In accord with current critical scholarship, Aichele presents introductory matters: Both letters are pseudonymous, with 2 Peter drawing on Jude. But in reconstructing the ideology of the respective communities and the profile of the opponents, Aichele is far too uncritical: The differences between both letters and the precise points of dissent between the respective authors and their opponents are not uncovered. According to Aichele, the debate in both letters is primarily about ‘moral’ issues (with a morality considered with Nietzsche as ‘slave morality’). Both communities are considered proto-orthodox, the ‘bad guys’ polemicized against are considered Gnostics—a view that is outdated in current research. Thus the image of early Christian history of theology remains too unprecise, and this enables Aichele to his ‘negative’ reading.

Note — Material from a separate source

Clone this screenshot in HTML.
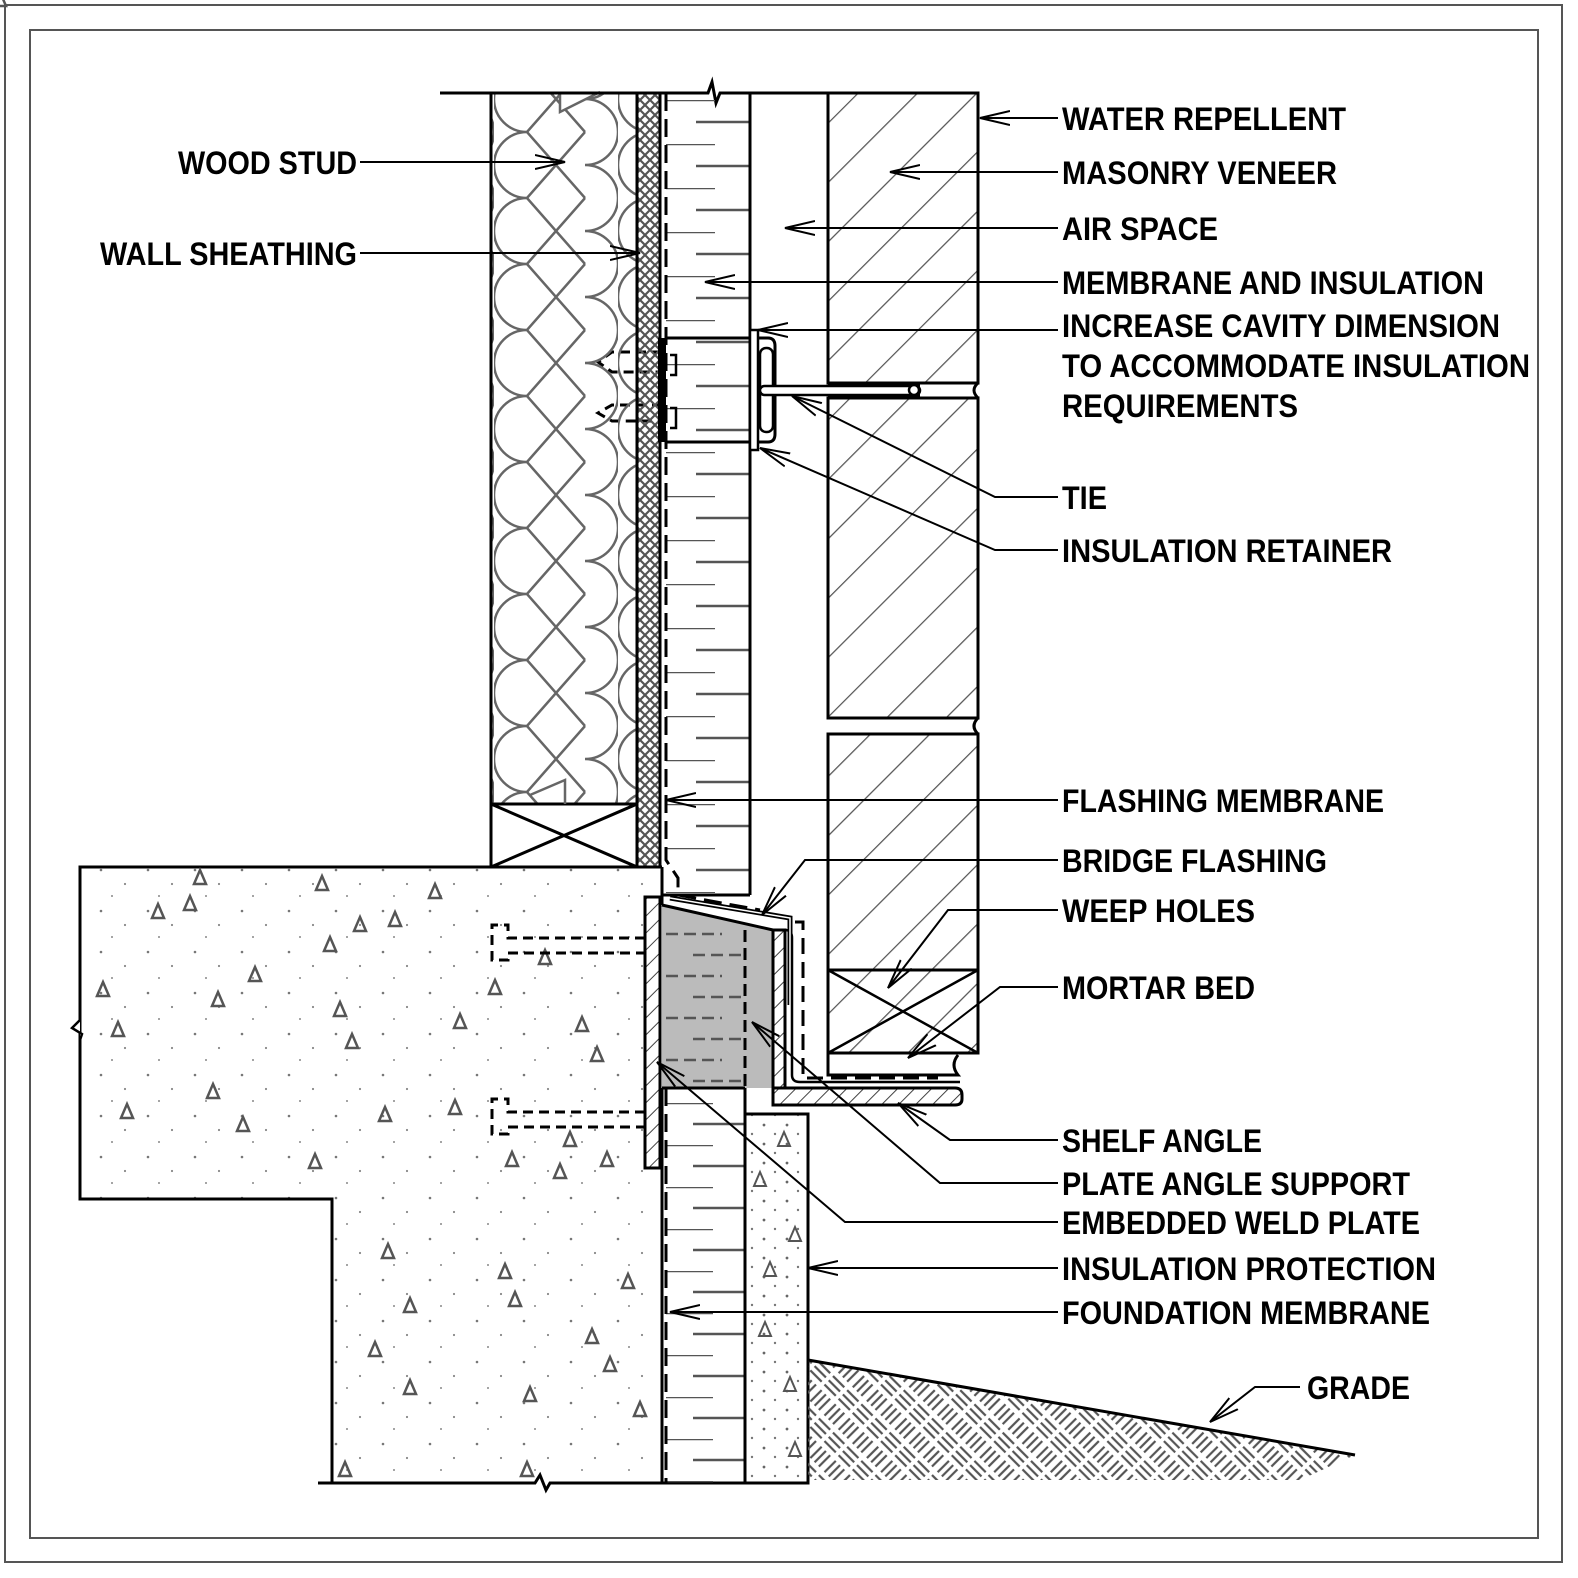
<!DOCTYPE html>
<html><head><meta charset="utf-8"><style>
html,body{margin:0;padding:0;background:#fff}
svg{display:block}
text{font-family:"Liberation Sans",Arial,sans-serif;font-size:32px;font-weight:bold;fill:#000}
</style></head><body>
<svg width="1578" height="1578" viewBox="0 0 1578 1578" xmlns="http://www.w3.org/2000/svg">
<defs>
<pattern id="hat" patternUnits="userSpaceOnUse" width="42" height="42" patternTransform="rotate(45)">
<line x1="0" y1="0" x2="0" y2="42" stroke="#555" stroke-width="2.5"/></pattern>
<pattern id="hatS" patternUnits="userSpaceOnUse" width="12" height="12" patternTransform="rotate(45)">
<line x1="0" y1="0" x2="0" y2="12" stroke="#444" stroke-width="2"/></pattern>
<pattern id="xh" patternUnits="userSpaceOnUse" width="10" height="10">
<path d="M0,0L10,10M10,0L0,10" stroke="#555" stroke-width="2.2"/></pattern>
<pattern id="batt" patternUnits="userSpaceOnUse" x="494" y="132" width="124" height="66">
<g fill="none" stroke="#666" stroke-width="2.5">
<path d="M33,0A33,33 0 0 0 33,66"/>
<path d="M91,-33A33,33 0 0 1 91,33M91,33A33,33 0 0 1 91,99"/>
<path d="M33,0L91,66M33,66L91,0"/></g></pattern>
<pattern id="tk" patternUnits="userSpaceOnUse" x="0" y="100" width="800" height="44">
<line x1="666" y1="0" x2="715" y2="0" stroke="#555" stroke-width="2.5"/>
<line x1="696" y1="22" x2="750" y2="22" stroke="#555" stroke-width="2.5"/></pattern>
<pattern id="tk2" patternUnits="userSpaceOnUse" x="0" y="1103" width="800" height="42">
<line x1="666" y1="0" x2="713" y2="0" stroke="#555" stroke-width="2.5"/>
<line x1="693" y1="21" x2="745" y2="21" stroke="#555" stroke-width="2.5"/></pattern>
<pattern id="dots" patternUnits="userSpaceOnUse" width="47" height="41">
<circle cx="7" cy="9" r="1.3" fill="#777"/><circle cx="31" cy="23" r="1.1" fill="#888"/><circle cx="18" cy="35" r="1" fill="#888"/></pattern>
<pattern id="dots2" patternUnits="userSpaceOnUse" width="23" height="19">
<circle cx="5" cy="4" r="1.4" fill="#666"/><circle cx="16" cy="13" r="1.2" fill="#777"/></pattern>
<pattern id="grd" patternUnits="userSpaceOnUse" width="40" height="40" patternTransform="rotate(45)">
<g stroke="#555" stroke-width="2.2">
<line x1="4" y1="2" x2="4" y2="18"/><line x1="10" y1="2" x2="10" y2="18"/><line x1="16" y1="2" x2="16" y2="18"/>
<line x1="22" y1="24" x2="38" y2="24"/><line x1="22" y1="30" x2="38" y2="30"/><line x1="22" y1="36" x2="38" y2="36"/>
<line x1="24" y1="2" x2="24" y2="18"/><line x1="30" y1="2" x2="30" y2="18"/><line x1="36" y1="2" x2="36" y2="18"/>
<line x1="2" y1="24" x2="18" y2="24"/><line x1="2" y1="30" x2="18" y2="30"/><line x1="2" y1="36" x2="18" y2="36"/></g></pattern>
<marker id="ar" markerWidth="32" markerHeight="20" refX="30" refY="10" orient="auto" markerUnits="userSpaceOnUse">
<path d="M0,3L30,10L0,17" fill="none" stroke="#000" stroke-width="2"/></marker>
</defs>
<rect width="1578" height="1578" fill="#fff"/>
<rect x="5" y="5" width="1557" height="1557" fill="none" stroke="#555" stroke-width="2"/>
<rect x="30" y="30" width="1508" height="1508" fill="none" stroke="#555" stroke-width="2"/>

<path d="M80,867H662V1483H332V1199H80Z" fill="url(#dots)" stroke="none"/>
<path d="M80,1032V867H662M80,1032V1199H332V1483" fill="none" stroke="#000" stroke-width="3"/>
<path d="M80,1020L72,1028L82,1034L80,1040" fill="#fff" stroke="#000" stroke-width="2.5"/>
<g fill="none" stroke="#555" stroke-width="2.5">
<path id="tr" d="M0,-8L6,6H-6Z"/>
</g>
<g fill="none" stroke="#555" stroke-width="2.5">
<use href="#tr" x="200" y="878"/><use href="#tr" x="158" y="912"/><use href="#tr" x="190" y="904"/>
<use href="#tr" x="322" y="884"/><use href="#tr" x="435" y="892"/><use href="#tr" x="395" y="920"/><use href="#tr" x="330" y="945"/>
<use href="#tr" x="360" y="925"/><use href="#tr" x="545" y="958"/><use href="#tr" x="255" y="975"/><use href="#tr" x="103" y="990"/>
<use href="#tr" x="218" y="1000"/><use href="#tr" x="340" y="1010"/><use href="#tr" x="460" y="1022"/><use href="#tr" x="495" y="988"/>
<use href="#tr" x="118" y="1030"/><use href="#tr" x="352" y="1042"/><use href="#tr" x="582" y="1025"/><use href="#tr" x="597" y="1055"/>
<use href="#tr" x="213" y="1092"/><use href="#tr" x="127" y="1112"/><use href="#tr" x="385" y="1115"/><use href="#tr" x="455" y="1108"/>
<use href="#tr" x="243" y="1125"/><use href="#tr" x="570" y="1140"/><use href="#tr" x="607" y="1160"/><use href="#tr" x="315" y="1162"/>
<use href="#tr" x="512" y="1160"/><use href="#tr" x="560" y="1172"/><use href="#tr" x="388" y="1252"/><use href="#tr" x="505" y="1272"/>
<use href="#tr" x="410" y="1306"/><use href="#tr" x="515" y="1300"/><use href="#tr" x="628" y="1282"/><use href="#tr" x="592" y="1337"/>
<use href="#tr" x="375" y="1350"/><use href="#tr" x="610" y="1365"/><use href="#tr" x="410" y="1388"/><use href="#tr" x="530" y="1395"/>
<use href="#tr" x="640" y="1410"/><use href="#tr" x="345" y="1470"/><use href="#tr" x="527" y="1470"/>
</g>
<path d="M318,1483H535L540,1475L546,1490L550,1483H808" fill="none" stroke="#000" stroke-width="3"/>

<g fill="none" stroke="#000" stroke-width="3" stroke-dasharray="10,6">
<path d="M645,938H508V925H492V960H508V953H645"/>
<path d="M645,1112H508V1099H492V1134H508V1127H645"/>
<path d="M662,352H612L598,362L612,372H662"/>
<path d="M662,405H612L598,413L612,421H662"/>
</g>

<rect x="491" y="93" width="146" height="774" fill="url(#batt)"/>
<rect x="491" y="804" width="146" height="63" fill="#fff"/>
<path d="M560,93V112L600,92" fill="#fff" stroke="#666" stroke-width="2.5"/>
<path d="M491,93V867H637V93M491,804H637M491,867L637,804M491,804L637,867" fill="none" stroke="#000" stroke-width="3"/>
<path d="M565,804V780L530,795" fill="none" stroke="#666" stroke-width="2.5"/>
<rect x="637" y="93" width="23" height="774" fill="url(#xh)" stroke="#000" stroke-width="3"/>
<path d="M440,93H708L712,82L716,103L720,93H978" fill="none" stroke="#000" stroke-width="3"/>

<rect x="662" y="93" width="88" height="800" fill="url(#tk)"/>
<path d="M750,93V895" stroke="#000" stroke-width="3"/>
<path d="M666,93V860L678,878V895L760,910" fill="none" stroke="#000" stroke-width="3" stroke-dasharray="18,8"/>
<path d="M662,880L662,895L750,895" fill="none" stroke="#000" stroke-width="3"/>
<rect x="658" y="338" width="8" height="104" fill="#000"/>
<path d="M666,338H768Q775,338 775,346V434Q775,442 768,442H666" fill="none" stroke="#000" stroke-width="3"/>
<rect x="750" y="330" width="8" height="120" fill="#fff" stroke="#000" stroke-width="2.5"/>
<rect x="760" y="348" width="13" height="84" rx="6" fill="#fff" stroke="#000" stroke-width="2.5"/>
<path d="M670,355H676V375H670M670,408H676V428H670" fill="none" stroke="#000" stroke-width="2.5"/>

<g stroke="#000" stroke-width="3">
<rect x="828" y="93" width="150" height="290" fill="url(#hat)"/>
<rect x="828" y="398" width="150" height="320" fill="url(#hat)"/>
<rect x="828" y="734" width="150" height="236" fill="url(#hat)"/>
<rect x="828" y="970" width="150" height="83" fill="url(#hat)"/>
<path d="M828,970L978,1053M828,1053L978,970" fill="none" stroke-width="2.5"/>
<path d="M828,1053V1075H958Q950,1065 958,1055" fill="none"/>
<path d="M978,718Q970,726 978,734M978,383Q970,390 978,398" fill="#fff"/>
</g>
<rect x="828" y="383" width="92" height="15" fill="#000"/>
<rect x="760" y="386" width="160" height="9" rx="4.5" fill="#fff" stroke="#000" stroke-width="2.5"/>
<circle cx="914" cy="390" r="5" fill="#fff" stroke="#000" stroke-width="2.5"/>

<path d="M662,905L773,930V1088H662Z" fill="#bbb"/>
<g stroke="#555" stroke-width="2.5" stroke-dasharray="12,6">
<path d="M666,934H722M693,955H745M666,976H722M693,997H745M666,1018H722M693,1039H745M666,1060H722M693,1081H745"/></g>
<path d="M745,930V1088" stroke="#000" stroke-width="3" stroke-dasharray="12,6"/>
<path d="M662,905L773,930" stroke="#000" stroke-width="3"/>
<rect x="645" y="897" width="15" height="271" fill="url(#hatS)" stroke="#000" stroke-width="3"/>
<path d="M773,930H785V1088H773Z" fill="url(#hatS)" stroke="#000" stroke-width="3"/>
<path d="M773,1088H955Q962,1088 962,1095V1099Q962,1105 955,1105H773Z" fill="url(#hatS)" stroke="#000" stroke-width="3"/>
<path d="M785,930Q792,930 792,938V1075Q792,1082 800,1082H960" fill="none" stroke="#000" stroke-width="2.5"/>
<path d="M670,898L790,918V1005" fill="none" stroke="#000" stroke-width="5"/>
<path d="M670,898L790,918V1005" fill="none" stroke="#fff" stroke-width="1.5"/>
<path d="M795,922H803V1078H938" fill="none" stroke="#000" stroke-width="3" stroke-dasharray="16,8"/>
<path d="M662,867V905" stroke="#000" stroke-width="3"/>

<rect x="662" y="1088" width="83" height="395" fill="url(#tk2)"/>
<path d="M662,1088V1483M745,1088V1483M662,1088H745" fill="none" stroke="#000" stroke-width="3"/>
<path d="M666,1088V1483" stroke="#000" stroke-width="3" stroke-dasharray="18,8"/>
<rect x="745" y="1114" width="63" height="369" fill="url(#dots2)" stroke="#000" stroke-width="3"/>
<g fill="none" stroke="#555" stroke-width="2"><use href="#tr" x="784" y="1140"/><use href="#tr" x="760" y="1180"/><use href="#tr" x="795" y="1235"/><use href="#tr" x="770" y="1270"/><use href="#tr" x="790" y="1385"/><use href="#tr" x="765" y="1330"/><use href="#tr" x="795" y="1450"/></g>

<path d="M808,1360L1355,1455L1300,1480H808Z" fill="url(#grd)"/>
<path d="M808,1360L1355,1455" stroke="#000" stroke-width="3"/>

<g fill="none" stroke="#000" stroke-width="2" marker-end="url(#ar)">
<path d="M1058,118H980"/>
<path d="M1058,172H890"/>
<path d="M1058,228H785"/>
<path d="M1058,282H705"/>
<path d="M1058,330H758"/>
<path d="M1058,497H995L792,396"/>
<path d="M1058,550H995L760,448"/>
<path d="M1058,800H666"/>
<path d="M1058,860H805L762,915"/>
<path d="M1058,910H948L888,988"/>
<path d="M1058,987H1000L908,1058"/>
<path d="M1058,1140H950L898,1103"/>
<path d="M1058,1183H940L752,1022"/>
<path d="M1058,1222H845L657,1062"/>
<path d="M1058,1268H808"/>
<path d="M1058,1312H670"/>
<path d="M1300,1387H1255L1210,1422"/>
<path d="M360,162H565"/>
<path d="M360,253H640"/>
</g>

<text x="1062" y="130" textLength="284" lengthAdjust="spacingAndGlyphs">WATER REPELLENT</text>
<text x="1062" y="184" textLength="275" lengthAdjust="spacingAndGlyphs">MASONRY VENEER</text>
<text x="1062" y="240" textLength="156" lengthAdjust="spacingAndGlyphs">AIR SPACE</text>
<text x="1062" y="294" textLength="422" lengthAdjust="spacingAndGlyphs">MEMBRANE AND INSULATION</text>
<text x="1062" y="337" textLength="438" lengthAdjust="spacingAndGlyphs">INCREASE CAVITY DIMENSION</text>
<text x="1062" y="377" textLength="468" lengthAdjust="spacingAndGlyphs">TO ACCOMMODATE INSULATION</text>
<text x="1062" y="417" textLength="236" lengthAdjust="spacingAndGlyphs">REQUIREMENTS</text>
<text x="1062" y="509" textLength="45" lengthAdjust="spacingAndGlyphs">TIE</text>
<text x="1062" y="562" textLength="330" lengthAdjust="spacingAndGlyphs">INSULATION RETAINER</text>
<text x="1062" y="812" textLength="322" lengthAdjust="spacingAndGlyphs">FLASHING MEMBRANE</text>
<text x="1062" y="872" textLength="265" lengthAdjust="spacingAndGlyphs">BRIDGE FLASHING</text>
<text x="1062" y="922" textLength="193" lengthAdjust="spacingAndGlyphs">WEEP HOLES</text>
<text x="1062" y="999" textLength="193" lengthAdjust="spacingAndGlyphs">MORTAR BED</text>
<text x="1062" y="1152" textLength="200" lengthAdjust="spacingAndGlyphs">SHELF ANGLE</text>
<text x="1062" y="1195" textLength="348" lengthAdjust="spacingAndGlyphs">PLATE ANGLE SUPPORT</text>
<text x="1062" y="1234" textLength="358" lengthAdjust="spacingAndGlyphs">EMBEDDED WELD PLATE</text>
<text x="1062" y="1280" textLength="374" lengthAdjust="spacingAndGlyphs">INSULATION PROTECTION</text>
<text x="1062" y="1324" textLength="368" lengthAdjust="spacingAndGlyphs">FOUNDATION MEMBRANE</text>
<text x="1307" y="1399" textLength="103" lengthAdjust="spacingAndGlyphs">GRADE</text>
<text x="178" y="174" textLength="179" lengthAdjust="spacingAndGlyphs">WOOD STUD</text>
<text x="100" y="265" textLength="257" lengthAdjust="spacingAndGlyphs">WALL SHEATHING</text>
</svg>
</body></html>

In his reading of Jude, Aichele juxtaposes Jude to the movie ‘Invasion of the Body Snatchers’. In Jude, he finds a similar paranoia in the idea that there is a difference within the community between good guys and bad guys which the author wants to make aware of. For Aichele, the letter is an exercise of ‘pastoral power’ as part of a ‘paranoid despotic regime’ (p. 35). Thereby, he is well aware that he himself might be considered an infiltrator among the godly ones (p. 38) when reading those letters as a ‘Martian’. 2 Peter is, then, read as a correction and ‘regularization of Jude, with regard to language and content’ (p. 61), but again the intention of 2 Peter and the real profile of the opponents are left unclear. The book ends with the thought experiment that the authors of the letters themselves might be ‘heretics’.
The introduction is thought-provoking in its critical distance from the texts. It expresses many of the uncomfortable feelings readers have when reading those letters. But as a ‘guide for the perplexed’ the book is not really commendable, not only because of its sometimes hyper-critical stance but even more so because the lack of really critical historical work.